No, they are not taking the proverbial. Locals reacted with a mixture of pride and bafflement after a “rare” public urinal in Bristol was awarded listed status by English Heritage.

A rather grubby, aqueous shack to the uninitiated, the public convenience at the top of Whiteladies Road in Clifton, still in use and built by Glasgow-based W. MacFarlane in the 1880s, has been designated a site of special architectural and historic interest by the heritage body.

Now a Grade II public convenience, English Heritage said individually designed public urinals from this era were “increasingly rare”. These “often humble structures” were “important to the streetscene of our cities”, the body said.

Moved to its current location in 1903, the outhouse impressed English Heritage because of its “two rows of bowed porcelain urinal units with curved metal ‘modesty’ screens between them at chest level. The floor by the urinals is covered in modern tiles.”

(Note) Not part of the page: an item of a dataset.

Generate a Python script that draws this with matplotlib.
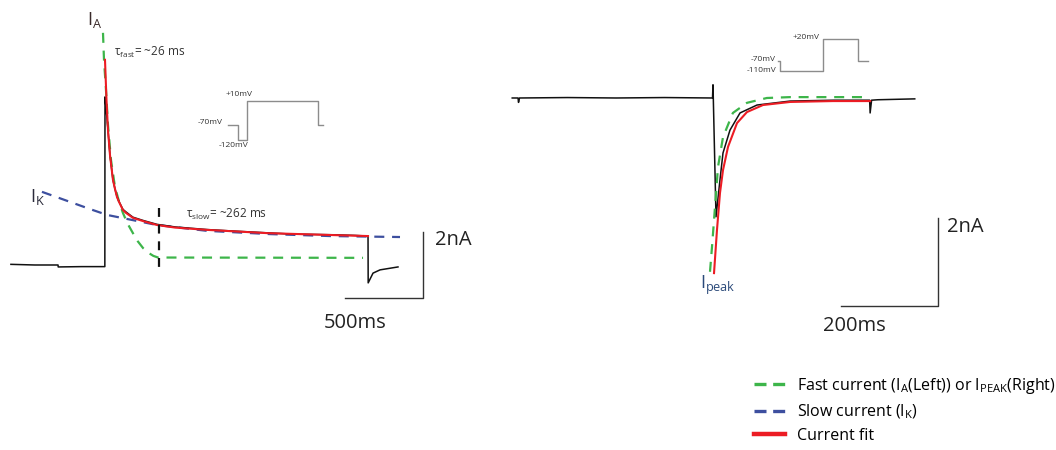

The public convenience “illustrates the facilities provided by the local authorities in order to foster the genteel middle class environment to which they aspired” in the late 19th century.

Bristol City Council, which owns the cast-iron urinal, said it “remained very well used and appreciated”.

Maggie Shapland, from the Clifton and Hotwells Improvement Society, said: “We are really glad it makes it harder to destroy our heritage by raising awareness and we are highly delighted to keep part of our historic streetscape.”

The urinals are merely part of the landscape for local people. An assistant at Blackboy Hill Cycles, on Whiteladies Road, said: “We’re so used to looking at it. It’s just a big green outhouse really. I’ve never used it myself.”

“There’s a nicer one at Horfield really,” said another trader, who has the pleasure of looking out onto the structure. “It’s not an eyesore and it sort of merges into the background. It’s charming that it’s being listed. I hope they keep it in better repair now.”

Jerome Tait, a designation adviser for English Heritage in the South West said: “Historic elements of the public realm, including street furniture and public facilities, are particularly vulnerable to damage, alteration and removal, and where they survive well they will in some cases be given serious consideration for designation.”

The urinal was a “relatively rare surviving example of a once-common type, and represents the civic aspirations of the authorities in the Bristol suburbs in the late Victorian period,” Mr Tait said.

“In times of austerity, facilities and structures such as this set of urinals are under increasing threat, and where there are found to be deserving of protection, English Heritage will recommend to the Secretary of State that they be added to the National Heritage List for England,” Mr Tait added.

The Grade II listing describes “a rectangular cast-iron structure with square entrance screens to both (north and south) entrances. It is constructed of a slender iron frame with decorative panels that are on a geometric, Moorish-style theme. The upper panels have ventilation slits. The upper iron frame has a saw-tooth detail. The hipped roof is a glazed cast-iron structure built in two tiers.”